The first hills is the most important to take

I’ve been in the process of getting into voiceover. It’s been some months that I played with the idea, subscribed to an online community, even hired a British voiceover coach to give me an idea of the current state of the voiceover industry (the business and art).

In January 2018 I started taking VO things serious. Some days ago I even defined my first three objectives (key outcomes) for the next months:

Outcome #1 by April 1, 2018: Practice commercial scripts up to the point where you tell me the quality of my delivery is so good that a client would pay for that!

Outcome #2 by May 1, 2018: Start applying for auditions on pay to play websites, taking 10–15 auditions a day to get my first real-life experience.

Outcome #3 by September 1, 2018: „Master“ (I know mastering is a process) the commercial genre so that I can move on to the next genre.

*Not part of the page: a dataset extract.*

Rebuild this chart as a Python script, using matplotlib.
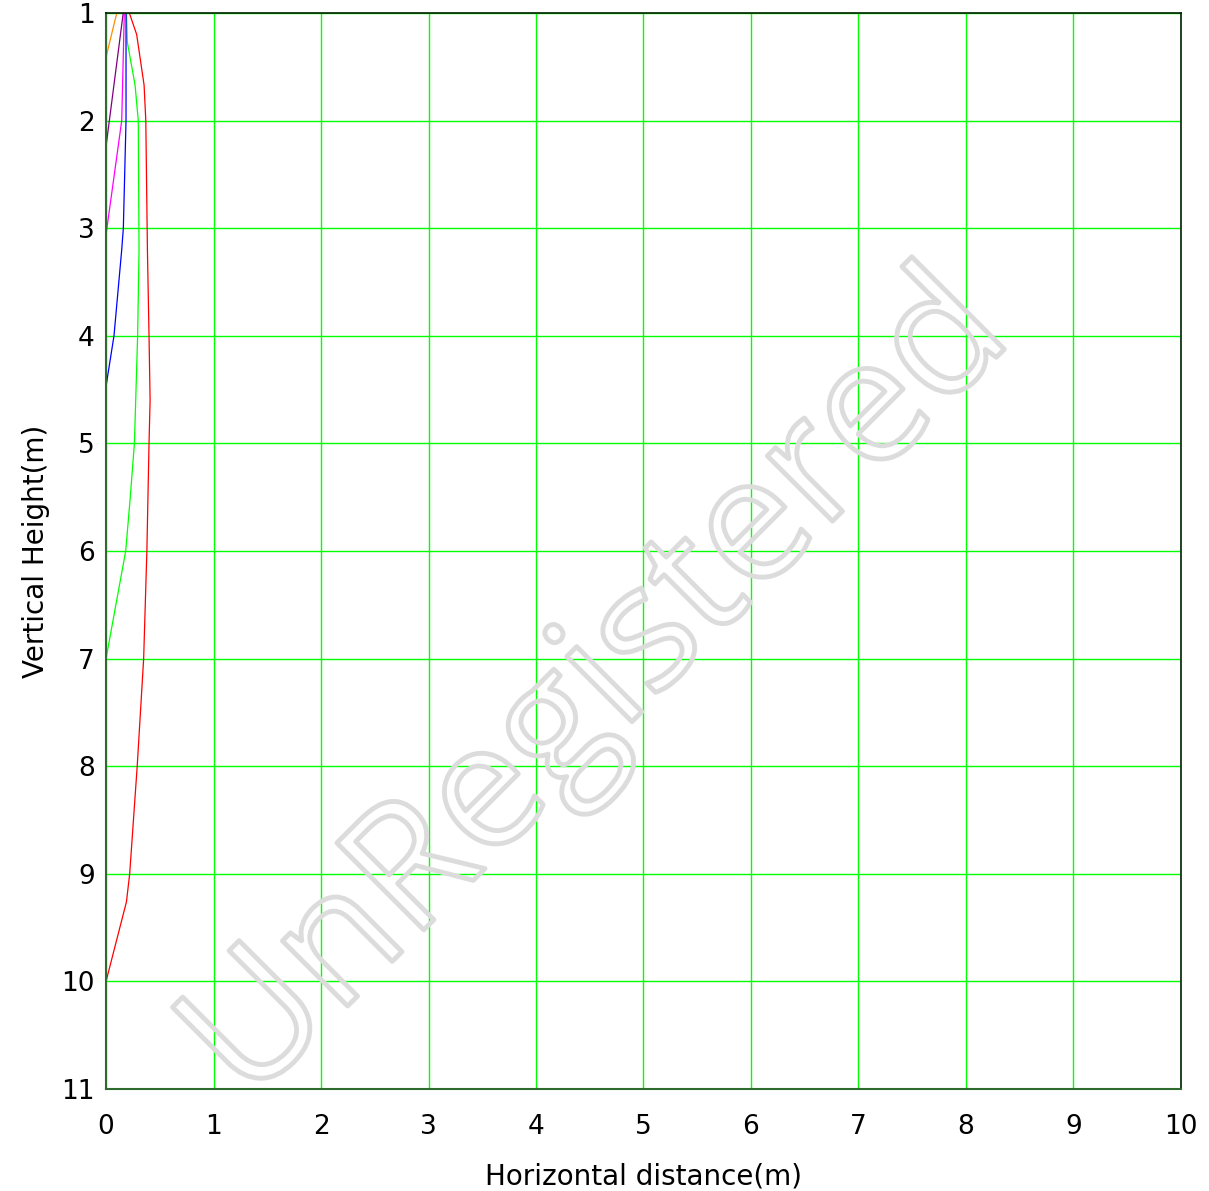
import matplotlib.pyplot as plt
from matplotlib import patheffects

# trajectory data
red_x = [0, 0.19, 0.22, 0.29, 0.35, 0.38, 0.40, 0.41, 0.40, 0.385, 0.37, 0.354, 0.285, 0.217]
red_y = [10, 9.26, 9.0, 8.0, 7.0, 6.0, 5.0, 4.6, 4.0, 3.2, 2.0, 1.67, 1.2, 1.0]
green_x = [0, 0.183, 0.223, 0.264, 0.294, 0.307, 0.30, 0.27, 0.198, 0.19]
green_y = [7.0, 6.0, 5.53, 5.0, 4.0, 3.2, 2.0, 1.67, 1.27, 1.0]
blue_x = [0, 0.074, 0.146, 0.161, 0.186, 0.186]
blue_y = [4.47, 4.0, 3.2, 3.0, 2.0, 1.0]
magenta_x = [0, 0.146, 0.17]
magenta_y = [3.06, 2.0, 1.0]
purple_x = [0, 0.16]
purple_y = [2.24, 1.0]
orange_x = [0, 0.1]
orange_y = [1.41, 1.0]

x_ticks = list(range(0, 11))
y_ticks = list(range(1, 12))

fig = plt.figure(figsize=(12.09, 11.91), dpi=100)
ax = fig.add_axes([0.0877, 0.0856, 0.8891, 0.9035])

ax.plot(red_x, red_y, color='#ff0000', lw=0.9)
ax.plot(green_x, green_y, color='#00ff00', lw=0.9)
ax.plot(blue_x, blue_y, color='#0000ff', lw=0.9)
ax.plot(magenta_x, magenta_y, color='#ff00ff', lw=0.9)
ax.plot(purple_x, purple_y, color='#800080', lw=0.9)
ax.plot(orange_x, orange_y, color='#ff8c00', lw=0.9)

ax.set_xlim(0, 10)
ax.set_ylim(11, 1)
ax.set_xticks(x_ticks)
ax.set_yticks(y_ticks)
ax.grid(True, color='#00ff00', lw=1.0)
ax.set_axisbelow(True)
ax.tick_params(length=0, labelsize=19)
ax.tick_params(axis='x', pad=18)
ax.tick_params(axis='y', pad=8)

for s in ['left', 'bottom']:
    ax.spines[s].set_color('#2e6b2e')
    ax.spines[s].set_linewidth(1.5)
for s in ['top', 'right']:
    ax.spines[s].set_color('#002000')
    ax.spines[s].set_linewidth(1.2)

ax.set_xlabel('Horizontal distance(m)', fontsize=20, labelpad=16)
ax.set_ylabel('Vertical Height(m)', fontsize=20, labelpad=8)

# hollow watermark
fig.text(600 / 1209, 1 - 690 / 1191, 'UnRegistered', fontsize=124, rotation=45,
         family='Open Sans', ha='center', va='center', color=(1, 1, 1, 0),
         path_effects=[patheffects.Stroke(linewidth=3.5, foreground='#dcdcdc')])

fig.savefig('out.png', dpi=100)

Tonight, when I was doing usual 5 kilometer fast walk (around 40 minutes) I noticed that I’m still in the early phase of overcoming that first hill whereas the top of the hill stands for the first positive outcome, a first meaningful feedback - a first reward for your effort. With voiceover, I haven’t made until there (yet) but I know from experience that managing to overcome this first hill is the most important step. On top of it, you can a) allow yourself to breathe in and out, and b) use the height to go down-hill as you would on a bike, taking up speed and using that for the for next second hill. Climbing up the second hill be easier in the beginning but still demanding.

Psychologically, the second hill is the second-most important step - and you could argue it’s actually more important than hill no. 1 (like the second kiss is because it confirms the first kiss was no happy little accident). Facing the second hill, you’re still riding the bike with the speed you gained from going down-hill before. Now, you’re using the speed as a kickoff to manage hill no. 2. Note that hill #2 would be way out of your league if you had to climb it up before hill #1. That’s why hill #1, the lower one, is essential for your path up the next X hills.

A date is important because a planned outcome that has no deadline is only a headline.

Because a goal means nothing without a date, I’m saying that by 31 August 2018 I’m at a point where I can deliver commercial copy at a professional level (see goal #3). Until then, I will check every month where I’m at. I wanna have achieved goal #2 until the beginning of May 2018. Goal #1 I want to have achieved within 1–2 months (max. beginning of April 2018).

P.S. I started neglecting the use of „goal“ because it sounds vague to me. I prefer to use „outcome“ because the word inherently has a result in it. Someone mentioned that distinction, and I copy-pasted in into my life.

P.P.S. The of battling the first hill has conceptual overlapping with the Derek Sivers’s „First Follower“ explanation.

P.P.P.S. This blog post is the result of 41,75 minute walk at midnight in the fairly cold winter in Berlin.